Integrated Living Shoreline Tools and Community Outreach
A high percentage of the Texas coastline, Galveston Bay in particular, is privately owned. Many waterfront landowners have witnessed a loss of property due to storm-driven erosion, energy from boat and/or ship wakes, as well as subsidence and sea level rise. A common response to these impacts is the installation of bulkheads or other forms of armoring that often increases erosion on adjacent properties and in front of the structure itself. This form of armoring also eliminates or reduces access to valuable habitat. Therefore, it is imperative that waterfront landowners are educated on the importance of living shorelines and have access to resources that allow them to consider a living shoreline as an erosion control response.
Led by Dr. James Gibeaut, Endowed Chair for Coastal and Marine Geospatial Sciences at the Harte Research Institute (HRI), in collaboration with the Galveston Bay Foundation (GBF), this project will align the two living shoreline models described below and develop an online decision support tool for the Texas coast. Through this collaborative effort, a consistent and informative tool set will be developed to help guide local citizens, natural resource agencies, contractors, organizations, and other entities towards more sustainable shoreline protection practices. The project runs January 2021 through December 2021.

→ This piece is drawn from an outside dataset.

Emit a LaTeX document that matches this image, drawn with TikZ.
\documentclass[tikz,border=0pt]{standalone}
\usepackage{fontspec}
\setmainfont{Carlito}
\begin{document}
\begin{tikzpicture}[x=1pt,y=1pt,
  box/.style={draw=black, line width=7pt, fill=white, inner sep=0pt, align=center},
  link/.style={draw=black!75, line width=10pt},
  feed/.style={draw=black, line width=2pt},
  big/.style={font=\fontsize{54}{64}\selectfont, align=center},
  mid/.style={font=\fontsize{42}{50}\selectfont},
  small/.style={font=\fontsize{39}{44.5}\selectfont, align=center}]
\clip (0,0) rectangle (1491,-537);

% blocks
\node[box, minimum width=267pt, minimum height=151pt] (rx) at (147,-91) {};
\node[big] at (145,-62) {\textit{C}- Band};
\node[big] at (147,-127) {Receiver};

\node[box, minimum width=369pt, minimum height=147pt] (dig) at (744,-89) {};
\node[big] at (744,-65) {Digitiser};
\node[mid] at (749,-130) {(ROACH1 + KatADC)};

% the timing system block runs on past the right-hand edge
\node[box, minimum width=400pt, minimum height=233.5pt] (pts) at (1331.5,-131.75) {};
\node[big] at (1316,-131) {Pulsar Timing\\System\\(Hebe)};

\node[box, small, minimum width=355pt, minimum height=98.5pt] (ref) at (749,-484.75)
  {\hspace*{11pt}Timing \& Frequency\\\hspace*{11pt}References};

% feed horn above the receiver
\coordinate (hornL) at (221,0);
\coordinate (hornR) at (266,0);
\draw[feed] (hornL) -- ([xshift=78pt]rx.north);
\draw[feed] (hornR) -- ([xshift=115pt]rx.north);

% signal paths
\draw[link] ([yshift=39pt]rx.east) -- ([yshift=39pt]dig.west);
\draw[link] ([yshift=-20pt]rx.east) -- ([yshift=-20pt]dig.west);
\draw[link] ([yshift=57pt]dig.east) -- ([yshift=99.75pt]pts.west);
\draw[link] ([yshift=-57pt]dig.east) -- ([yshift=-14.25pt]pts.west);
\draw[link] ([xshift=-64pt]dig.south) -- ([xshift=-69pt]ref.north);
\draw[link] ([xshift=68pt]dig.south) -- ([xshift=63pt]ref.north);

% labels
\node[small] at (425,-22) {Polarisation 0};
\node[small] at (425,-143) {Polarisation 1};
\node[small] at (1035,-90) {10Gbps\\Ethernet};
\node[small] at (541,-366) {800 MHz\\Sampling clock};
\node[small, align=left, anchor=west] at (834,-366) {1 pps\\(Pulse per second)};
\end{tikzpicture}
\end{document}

About the Galveston Bay Shoreline Protection Model
In an effort to guide communities and regulatory agencies towards more sustainable shoreline protection, GBF partnered with Troy University and the Virginia Institute of Marine Science (VIMS) to create a GIS-based tool, the Galveston Bay Shoreline Protection Model (Galveston Bay Model). The Galveston Bay Model was adapted from the Shoreline Management Model developed by the Center for Coastal Resources at VIMS. As a GIS spatial model, it can be utilized to determine the appropriate shoreline best management practices from the desktop using available spatial data and decision tree logic. The map-viewer provides local citizens and professionals with the ability to view the conditions and associated shoreline protection recommendations at any location along the Galveston Bay shoreline. The model produces five shoreline protection recommendations (e.g. high-profile breakwater with marsh planting) in addition to six “special considerations” which encourage the user to seek advice from a professional.

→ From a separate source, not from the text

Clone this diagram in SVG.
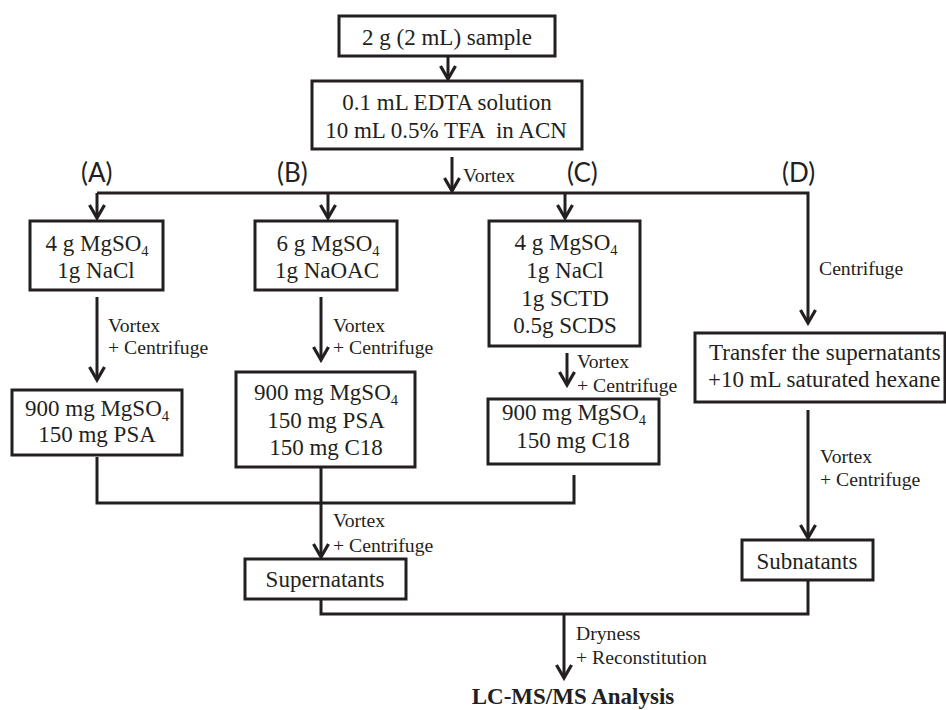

In addition to the map-viewer, VIMS developed a Decision Support Tool that provides shoreline management recommendations based on data supplied by the user. This allows an end user to enter data in real time based on observed conditions, as opposed to the model which makes recommendations based on data previously collected from a variety of sources. However, the Decision Support Tool created by VIMS is specific to the Chesapeake Bay region and needs to be adapted to the Texas coast to include more common terminology and conditions applicable to Texas.

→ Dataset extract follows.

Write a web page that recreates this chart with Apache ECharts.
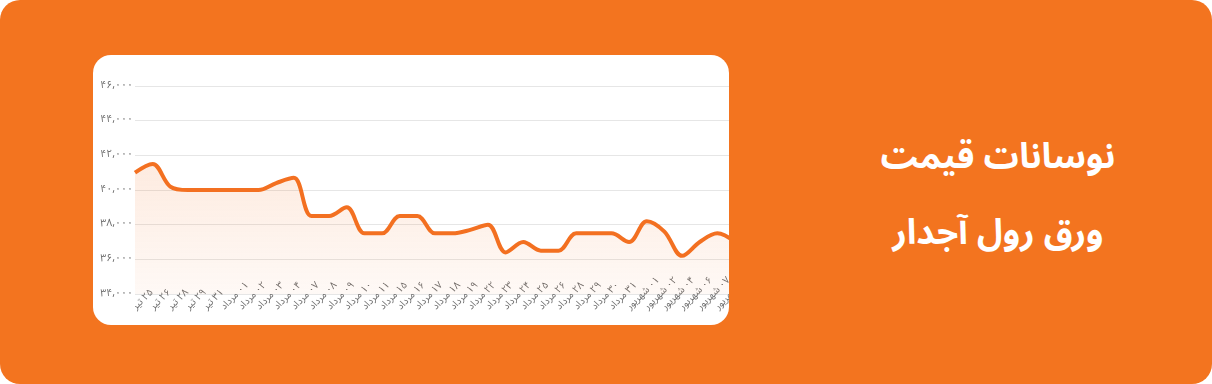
<!DOCTYPE html>
<html>
<head>
<meta charset="utf-8">
<script src="https://cdn.jsdelivr.net/npm/echarts@6/dist/echarts.min.js"></script>
<style>
  html, body { margin: 0; padding: 0; width: 1212px; height: 384px; background: #ffffff; overflow: hidden; }
  #bg { position: absolute; left: 0; top: 0; width: 1212px; height: 384px; background: #F3741F; border-radius: 20px; }
  #card { position: absolute; left: 93px; top: 55px; width: 636px; height: 270px; background: #ffffff; border-radius: 18px; overflow: hidden; }
  #chart { position: absolute; left: 0; top: 0; width: 700px; height: 270px; direction: rtl; }
  .title { position: absolute; left: 850px; width: 296px; text-align: center; direction: rtl; color: #ffffff;
           font-family: "Noto Sans Arabic", "DejaVu Sans", sans-serif; font-weight: bold; font-size: 35px; line-height: 42px; }
  #t1 { top: 136px; }
  #t2 { top: 212px; }
</style>
</head>
<body>
<div id="bg"></div>
<div id="card"><div id="chart"></div></div>
<div class="title" id="t1">نوسانات قیمت</div>
<div class="title" id="t2">ورق رول آجدار</div>
<script>
// Categories (Persian dates)
const categories = ['۲۵ تیر','۲۶ تیر','۲۸ تیر','۲۹ تیر','۳۱ تیر',
  '۰۱ مرداد','۰۲ مرداد','۰۳ مرداد','۰۴ مرداد','۰۷ مرداد','۰۸ مرداد','۰۹ مرداد','۱۰ مرداد','۱۱ مرداد',
  '۱۵ مرداد','۱۶ مرداد','۱۷ مرداد','۱۸ مرداد','۱۹ مرداد','۲۲ مرداد','۲۳ مرداد','۲۴ مرداد','۲۵ مرداد',
  '۲۶ مرداد','۲۸ مرداد','۲۹ مرداد','۳۰ مرداد','۳۱ مرداد',
  '۰۱ شهریور','۰۲ شهریور','۰۴ شهریور','۰۶ شهریور','۰۷ شهریور','۰۸ شهریور','۰۹ شهریور'];

// Price values
const prices = [41000, 41500, 40200, 40000, 40000, 40000, 40000, 40000, 40400, 40700,
  38500, 38500, 39000, 37500, 37500, 38500, 38500, 37500, 37500, 37700,
  38000, 36400, 37000, 36500, 36500, 37500, 37500, 37500, 37000, 38200,
  37600, 36200, 37000, 37500, 37000];

// Y axis ticks and their labels
const yTicks = [34000, 36000, 38000, 40000, 42000, 44000, 46000];
const yTickLabels = ['۳۴,۰۰۰', '۳۶,۰۰۰', '۳۸,۰۰۰', '۴۰,۰۰۰', '۴۲,۰۰۰', '۴۴,۰۰۰', '۴۶,۰۰۰'];

const chart = echarts.init(document.getElementById('chart'), null, { renderer: 'canvas' });
const fontFam = '"Noto Sans Arabic", "DejaVu Sans", sans-serif';
chart.setOption({
  animation: false,
  grid: { left: 42, right: 58, top: 31, bottom: 31, containLabel: false },
  xAxis: {
    type: 'category',
    data: categories,
    boundaryGap: false,
    axisLine: { show: false },
    axisTick: { show: false },
    splitLine: { show: false },
    axisLabel: {
      interval: 0,
      rotate: 45,
      align: 'left',
      verticalAlign: 'middle',
      margin: 15,
      color: '#6e6e6e',
      fontSize: 10,
      fontFamily: fontFam
    }
  },
  yAxis: {
    type: 'value',
    min: yTicks[0],
    max: yTicks[yTicks.length - 1],
    interval: 2000,
    axisLine: { show: false },
    axisTick: { show: false },
    splitLine: { lineStyle: { color: '#e6e6e6', width: 1 } },
    axisLabel: {
      margin: 2,
      color: '#6e6e6e',
      fontSize: 10.5,
      fontFamily: fontFam,
      formatter: function (v) {
        const i = yTicks.indexOf(v);
        return i >= 0 ? yTickLabels[i] : '';
      }
    }
  },
  series: [{
    type: 'line',
    data: prices,
    smooth: 0.35,
    symbol: 'none',
    clip: true,
    lineStyle: { color: '#F37021', width: 4 },
    areaStyle: {
      color: new echarts.graphic.LinearGradient(0, 0, 0, 1, [
        { offset: 0, color: 'rgba(243,112,33,0.20)' },
        { offset: 1, color: 'rgba(243,112,33,0.06)' }
      ])
    }
  }]
});
</script>
</body>
</html>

About the Living Shoreline Site Suitability Model
Independently, HRI was contracted by the Texas General Land Office (GLO) to develop a Living Shoreline Site Suitability Model covering all bay shorelines, including the Galveston Bay system where it overlaps with the GBF model. While similar in design to the GBF Galveston Bay Shoreline Protection Model, the HRI-GLO model provides more generalized shoreline treatment recommendations such as soft stabilization, hybrid stabilization, retrofit, and not suitable.